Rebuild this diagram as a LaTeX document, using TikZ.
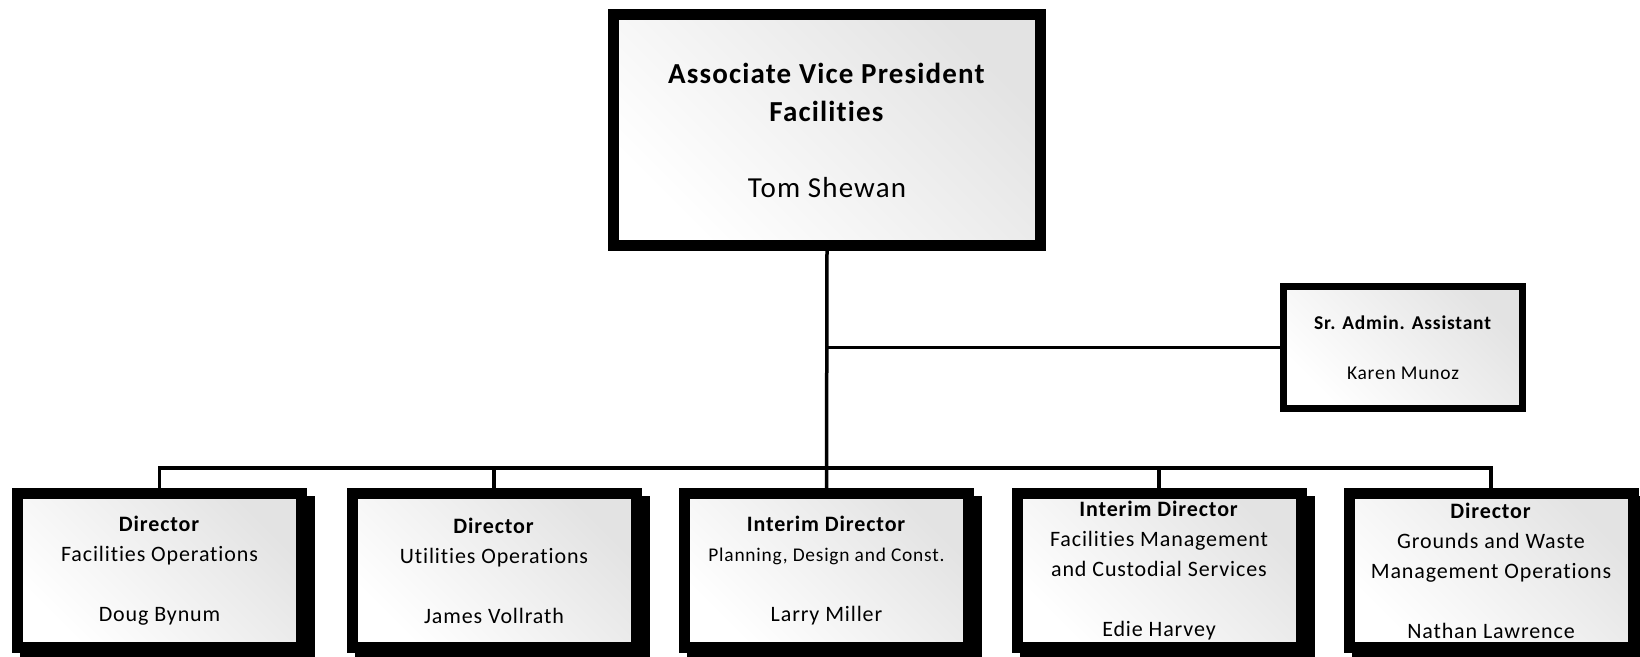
\documentclass[tikz,border=0pt]{standalone}
\usepackage{fontspec}
\setmainfont{Carlito}[LetterSpace=4, Ligatures=NoCommon]
\usetikzlibrary{shadows}

\begin{document}
\begin{tikzpicture}[x=0.5pt, y=-0.5pt,
    card/.style={draw, line width=5.5pt, top color=black!11, bottom color=white, shading angle=-45,
        align=center, inner sep=0pt, minimum width=142pt, minimum height=77pt,
        font=\fontsize{11}{15}\selectfont},
    stackcard/.style={card, general shadow={fill=black, draw=black, line width=5.5pt,
        shadow xshift=4pt, shadow yshift=-4pt}},
    link/.style={line width=1.75pt}]
    \useasboundingbox (0,0) rectangle (1640,657);
    \clip (0,0) rectangle (1640,657);
    % head of the unit
    \node[card, minimum width=213.5pt, minimum height=115.5pt, font=\fontsize{14.5}{19}\selectfont] (avp) at (827,130)
        {\textbf{Associate Vice President}\\\textbf{Facilities}\\[19pt]Tom Shewan};
    \node[card, line width=3.5pt, minimum width=119.5pt, minimum height=61pt, font=\fontsize{9.75}{12}\selectfont] (sra) at (1403,347.5)
        {\textbf{Sr. Admin. Assistant}\\[13pt]Karen Munoz};
    % directors
    \node[stackcard] (fo) at (159.5,570.5) {\textbf{Director}\\Facilities Operations\\[15pt]Doug Bynum};
    \node[stackcard] (uo) at (494,570.5) {\textbf{Director}\\Utilities Operations\\[15pt]James Vollrath};
    \node[stackcard] (pdc) at (826.5,570.5) {\textbf{Interim Director}\\{\fontsize{9.7}{15}\selectfont Planning, Design and Const.}\\[15pt]Larry Miller};
    \node[stackcard] (fm) at (1159,570.5) {\textbf{Interim Director}\\Facilities Management\\and Custodial Services\\[15pt]Edie Harvey};
    \node[stackcard] (gw) at (1491,570.5) {\textbf{Director}\\Grounds and Waste\\Management Operations\\[15pt]Nathan Lawrence};
    \coordinate (bus) at (827,468);
    % lines
    \draw[link] (avp.south) -- (pdc.north);
    \draw[link] (avp.south |- sra.west) -- (sra.west);
    \draw[link] (fo.north) |- (bus) -| (gw.north);
    \draw[link] (uo.north) -- (uo.north |- bus);
    \draw[link] (fm.north) -- (fm.north |- bus);
\end{tikzpicture}
\end{document}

.....

Omit the pictures, then output the rest of the listing exactly.

Rebuild this diagram as a LaTeX document, using TikZ.
\documentclass[tikz,border=0pt]{standalone}
\usepackage{fontspec}
\setmainfont{Carlito}[LetterSpace=4, Ligatures=NoCommon]
\usetikzlibrary{shadows}

\begin{document}
\begin{tikzpicture}[x=0.5pt, y=-0.5pt,
    card/.style={draw, line width=5.5pt, top color=black!11, bottom color=white, shading angle=-45,
        align=center, inner sep=0pt, minimum width=142pt, minimum height=77pt,
        font=\fontsize{11}{15}\selectfont},
    stackcard/.style={card, general shadow={fill=black, draw=black, line width=5.5pt,
        shadow xshift=4pt, shadow yshift=-4pt}},
    link/.style={line width=1.75pt}]
    \useasboundingbox (0,0) rectangle (1640,657);
    \clip (0,0) rectangle (1640,657);
    % head of the unit
    \node[card, minimum width=213.5pt, minimum height=115.5pt, font=\fontsize{14.5}{19}\selectfont] (avp) at (827,130)
        {\textbf{Associate Vice President}\\\textbf{Facilities}\\[19pt]Tom Shewan};
    \node[card, line width=3.5pt, minimum width=119.5pt, minimum height=61pt, font=\fontsize{9.75}{12}\selectfont] (sra) at (1403,347.5)
        {\textbf{Sr. Admin. Assistant}\\[13pt]Karen Munoz};
    % directors
    \node[stackcard] (fo) at (159.5,570.5) {\textbf{Director}\\Facilities Operations\\[15pt]Doug Bynum};
    \node[stackcard] (uo) at (494,570.5) {\textbf{Director}\\Utilities Operations\\[15pt]James Vollrath};
    \node[stackcard] (pdc) at (826.5,570.5) {\textbf{Interim Director}\\{\fontsize{9.7}{15}\selectfont Planning, Design and Const.}\\[15pt]Larry Miller};
    \node[stackcard] (fm) at (1159,570.5) {\textbf{Interim Director}\\Facilities Management\\and Custodial Services\\[15pt]Edie Harvey};
    \node[stackcard] (gw) at (1491,570.5) {\textbf{Director}\\Grounds and Waste\\Management Operations\\[15pt]Nathan Lawrence};
    \coordinate (bus) at (827,468);
    % lines
    \draw[link] (avp.south) -- (pdc.north);
    \draw[link] (avp.south |- sra.west) -- (sra.west);
    \draw[link] (fo.north) |- (bus) -| (gw.north);
    \draw[link] (uo.north) -- (uo.north |- bus);
    \draw[link] (fm.north) -- (fm.north |- bus);
\end{tikzpicture}
\end{document}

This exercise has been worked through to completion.